Sunday, March 20

Schema On Read

According to a study 90% of today's data warehouses process just 20% of the enterprise data. One of the primary reason for such a low percentage of data being processed is because the traditional data warehouses are schema on write which requires schema, partitions and indexes to be pre-built before the data can be read.

For a long time now the data world has adapted the schema-on-write approach where systems require users to create a schema before loading any data into the system. The flow is to define the schema, then write the data, then read the data in the schema that you defined at the start.  This allows such systems to tightly control the placement of the data during load time hence enabling them to answer interactive queries very fast. However, this leads to loss of agility.

But there is an alternative to this approach and that approach is schema-on-read. Hadoop's schema-on-read capability, allows data to start flowing into the system in its original form, then the schema is parsed at read time where each user can apply their own view to interpret the data.

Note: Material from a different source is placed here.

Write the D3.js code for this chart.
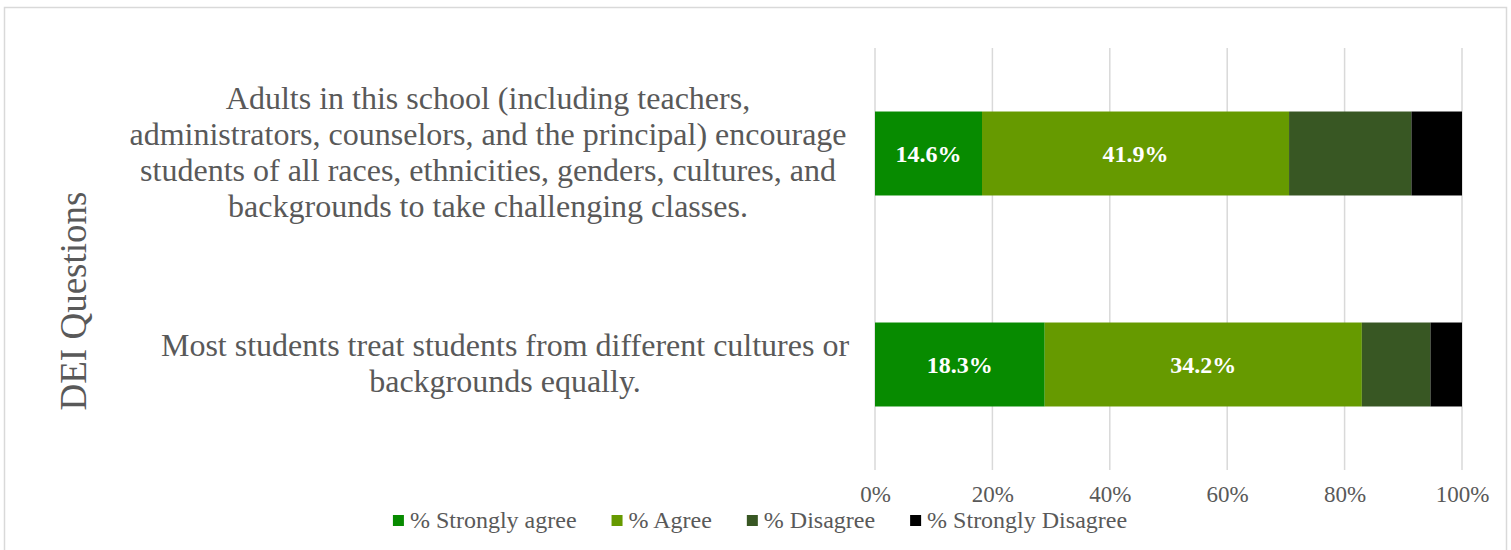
<!DOCTYPE html>
<html>
<head>
<meta charset="utf-8">
<script src="https://cdn.jsdelivr.net/npm/d3@7"></script>
<style>
  html, body { margin: 0; padding: 0; background: #fff; }
  svg { display: block; }
  text { font-family: "Liberation Serif", "Times New Roman", serif; }
</style>
</head>
<body>
<svg id="chart" width="1511" height="550"></svg>
<script>
// ---- data ----
const categories = [
  "Adults in this school (including teachers,\nadministrators, counselors, and the principal) encourage\nstudents of all races, ethnicities, genders, cultures, and\nbackgrounds to take challenging classes.",
  "Most students treat students from different cultures or\nbackgrounds equally."
];
const seriesNames = ["% Strongly agree", "% Agree", "% Disagree", "% Strongly Disagree"];
const stronglyAgree = [14.6, 18.3];
const agree = [41.9, 34.2];
const disagree = [16.7, 7.4];
const stronglyDisagree = [6.9, 3.4];
const labelledSeries = ["% Strongly agree", "% Agree"];
const tickValues = [0, 0.2, 0.4, 0.6, 0.8, 1.0];
const axisTitle = "DEI Questions";
const colors = ["#078B00", "#669A00", "#385723", "#000000"];

// ---- build ----
const seriesValues = [stronglyAgree, agree, disagree, stronglyDisagree];
const rows = categories.map((c, i) => {
  const r = { category: c };
  seriesNames.forEach((s, j) => r[s] = seriesValues[j][i]);
  return r;
});
const stack = d3.stack().keys(seriesNames).offset(d3.stackOffsetExpand);
const stacked = stack(rows);

const svg = d3.select("#chart");

svg.append("rect")
  .attr("x", 4.5).attr("y", 7.5).attr("width", 1502).attr("height", 560)
  .attr("fill", "#fff").attr("stroke", "#d9d9d9").attr("stroke-width", 1.5);

const x = d3.scaleLinear().domain([0, 1]).range([875, 1462]);
const y = d3.scaleBand().domain(categories).range([48, 470])
  .paddingInner(0.602).paddingOuter(0.301);

// gridlines
svg.append("g").selectAll("line").data(tickValues).join("line")
  .attr("x1", d => x(d)).attr("x2", d => x(d))
  .attr("y1", 48).attr("y2", 470)
  .attr("stroke", "#d9d9d9").attr("stroke-width", 1.5);

// bars
const color = d3.scaleOrdinal().domain(seriesNames).range(colors);
const layers = svg.append("g").selectAll("g").data(stacked).join("g")
  .attr("fill", d => color(d.key));
layers.selectAll("rect").data(d => d).join("rect")
  .attr("x", d => x(d[0]))
  .attr("width", d => x(d[1]) - x(d[0]))
  .attr("y", d => y(d.data.category))
  .attr("height", y.bandwidth());

// data labels
stacked.filter(s => labelledSeries.includes(s.key)).forEach(s => {
  svg.append("g").selectAll("text").data(s).join("text")
    .attr("x", d => (x(d[0]) + x(d[1])) / 2)
    .attr("y", d => y(d.data.category) + y.bandwidth() / 2)
    .attr("dy", "0.35em")
    .attr("text-anchor", "middle")
    .attr("fill", "#fff")
    .attr("font-weight", "bold")
    .attr("font-size", 24)
    .text(d => d.data[s.key].toFixed(1) + "%");
});

// x axis tick labels
const xAxis = d3.axisBottom(x).tickValues(tickValues).tickFormat(d3.format(".0%")).tickSize(0).tickPadding(0);
const gx = svg.append("g").attr("transform", "translate(0,502)").call(xAxis);
gx.attr("font-family", null);
gx.select(".domain").remove();
gx.selectAll("text").attr("dy", 0).attr("y", 0)
  .attr("font-size", 23).attr("fill", "#595959");

// category labels
const catFont = 32, lineH = 36;
const labelCenters = [488, 505];
categories.forEach((c, k) => {
  const t = svg.append("text").attr("font-size", catFont).attr("fill", "#595959")
    .attr("text-anchor", "middle");
  const lines = c.split("\n");
  const cy = y(c) + y.bandwidth() / 2;
  const firstY = cy - (lines.length - 1) * lineH / 2;
  lines.forEach((ln, i) => {
    t.append("tspan").attr("x", labelCenters[k]).attr("y", firstY + i * lineH)
      .attr("dy", "0.29em").text(ln);
  });
});

// y axis title
svg.append("text")
  .attr("transform", "translate(86,301) rotate(-90)")
  .attr("text-anchor", "middle")
  .attr("font-size", 37).attr("fill", "#595959")
  .text(axisTitle);

// legend
const legend = svg.append("g");
const items = legend.selectAll("g").data(seriesNames).join("g");
items.append("rect").attr("width", 11).attr("height", 11).attr("y", 515)
  .attr("fill", d => color(d));
items.append("text").attr("x", 17).attr("y", 528)
  .attr("font-size", 24).attr("fill", "#595959").text(d => d);
const widths = [];
items.each(function () {
  const tw = d3.select(this).select("text").node().getComputedTextLength();
  widths.push(17 + tw);
});
const total = d3.sum(widths) + 35 * (widths.length - 1);
let cx = 760 - total / 2;
items.attr("transform", (d, i) => {
  const tx = cx;
  cx += widths[i] + 35;
  return `translate(${tx},0)`;
});
</script>
</body>
</html>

In the "Schema on read" world the flow is to load the data in its current form and apply your own lens to the data when you read it back out. The reason to do it this way is because nowadays data is shared with large and varied set of users with each category of user having a unique way to look at the data and derive a insight that is specific to them. With schema-on-read approach the data is not restricted to a one-size-fits-all format. This approach allows one to present the data back in a schema that is most relevant to the task at hand and allows for extreme agility while dealing with complex evolving data structures..
The schema-on-read approach allows one to load the data as is and start to get value from it right away. This is equally true for structured,  semi-structured and unstructured data. It is easier to create multiple and different views of the same data with schema on read.
The popularity of Hadoop and related technologies in today's enterprise technology can be in parts credited to their ability to support the schema-on-read strategy. Organisations have large amounts of raw data that powers all sorts of business processes by applying transformation  systems involving corporate data warehouses and other large data assets.